JOB: Exactly the lines from the start of the data below through the line that contains "(0,0) rectangle (593,537);" are to be copied, with pictures left out.

STORED DATA:

□ □ □

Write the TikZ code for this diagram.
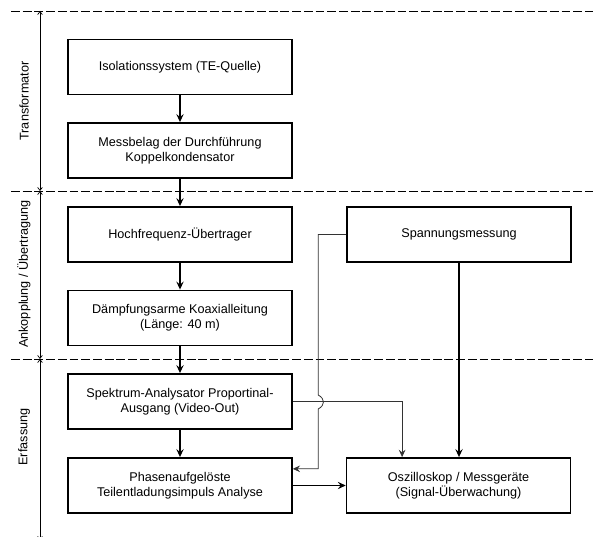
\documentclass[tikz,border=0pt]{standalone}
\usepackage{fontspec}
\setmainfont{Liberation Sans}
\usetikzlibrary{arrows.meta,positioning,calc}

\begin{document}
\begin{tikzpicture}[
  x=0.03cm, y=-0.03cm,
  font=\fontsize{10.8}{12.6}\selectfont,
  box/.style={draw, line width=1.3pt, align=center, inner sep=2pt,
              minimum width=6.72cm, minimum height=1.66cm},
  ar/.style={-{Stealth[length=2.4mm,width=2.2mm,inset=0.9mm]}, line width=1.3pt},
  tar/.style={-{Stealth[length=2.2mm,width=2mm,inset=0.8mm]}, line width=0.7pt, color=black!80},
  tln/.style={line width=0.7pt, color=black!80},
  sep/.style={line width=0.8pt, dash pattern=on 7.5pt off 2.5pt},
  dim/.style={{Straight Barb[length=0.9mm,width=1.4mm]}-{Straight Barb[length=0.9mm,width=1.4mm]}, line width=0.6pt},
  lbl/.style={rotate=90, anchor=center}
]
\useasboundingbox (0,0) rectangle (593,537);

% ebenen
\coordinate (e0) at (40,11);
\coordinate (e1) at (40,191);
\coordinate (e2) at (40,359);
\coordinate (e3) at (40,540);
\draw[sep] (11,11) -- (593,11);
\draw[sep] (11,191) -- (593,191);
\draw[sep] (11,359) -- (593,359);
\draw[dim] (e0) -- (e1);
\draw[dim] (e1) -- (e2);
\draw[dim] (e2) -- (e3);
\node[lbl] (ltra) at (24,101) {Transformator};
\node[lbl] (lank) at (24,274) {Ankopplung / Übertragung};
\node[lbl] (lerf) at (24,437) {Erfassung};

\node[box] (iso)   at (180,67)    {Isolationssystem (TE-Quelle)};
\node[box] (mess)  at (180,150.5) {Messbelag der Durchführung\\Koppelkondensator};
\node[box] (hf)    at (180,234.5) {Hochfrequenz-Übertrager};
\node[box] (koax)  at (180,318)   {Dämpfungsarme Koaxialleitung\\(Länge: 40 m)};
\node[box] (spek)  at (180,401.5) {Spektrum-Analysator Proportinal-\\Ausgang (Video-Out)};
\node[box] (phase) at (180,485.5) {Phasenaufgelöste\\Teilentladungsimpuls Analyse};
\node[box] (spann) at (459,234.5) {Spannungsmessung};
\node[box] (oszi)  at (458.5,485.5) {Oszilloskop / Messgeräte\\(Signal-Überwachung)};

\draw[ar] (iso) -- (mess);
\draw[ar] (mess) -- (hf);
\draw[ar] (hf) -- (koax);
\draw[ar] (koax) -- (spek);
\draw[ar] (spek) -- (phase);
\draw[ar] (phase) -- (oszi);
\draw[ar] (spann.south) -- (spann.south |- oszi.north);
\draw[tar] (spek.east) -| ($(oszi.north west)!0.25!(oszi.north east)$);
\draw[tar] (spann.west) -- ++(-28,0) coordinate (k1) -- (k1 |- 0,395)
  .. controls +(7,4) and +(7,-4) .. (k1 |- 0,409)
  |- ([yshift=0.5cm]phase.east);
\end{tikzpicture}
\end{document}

□ □ □

SOLUTION:
Write the TikZ code for this diagram.
\documentclass[tikz,border=0pt]{standalone}
\usepackage{fontspec}
\setmainfont{Liberation Sans}
\usetikzlibrary{arrows.meta,positioning,calc}

\begin{document}
\begin{tikzpicture}[
  x=0.03cm, y=-0.03cm,
  font=\fontsize{10.8}{12.6}\selectfont,
  box/.style={draw, line width=1.3pt, align=center, inner sep=2pt,
              minimum width=6.72cm, minimum height=1.66cm},
  ar/.style={-{Stealth[length=2.4mm,width=2.2mm,inset=0.9mm]}, line width=1.3pt},
  tar/.style={-{Stealth[length=2.2mm,width=2mm,inset=0.8mm]}, line width=0.7pt, color=black!80},
  tln/.style={line width=0.7pt, color=black!80},
  sep/.style={line width=0.8pt, dash pattern=on 7.5pt off 2.5pt},
  dim/.style={{Straight Barb[length=0.9mm,width=1.4mm]}-{Straight Barb[length=0.9mm,width=1.4mm]}, line width=0.6pt},
  lbl/.style={rotate=90, anchor=center}
]
\useasboundingbox (0,0) rectangle (593,537);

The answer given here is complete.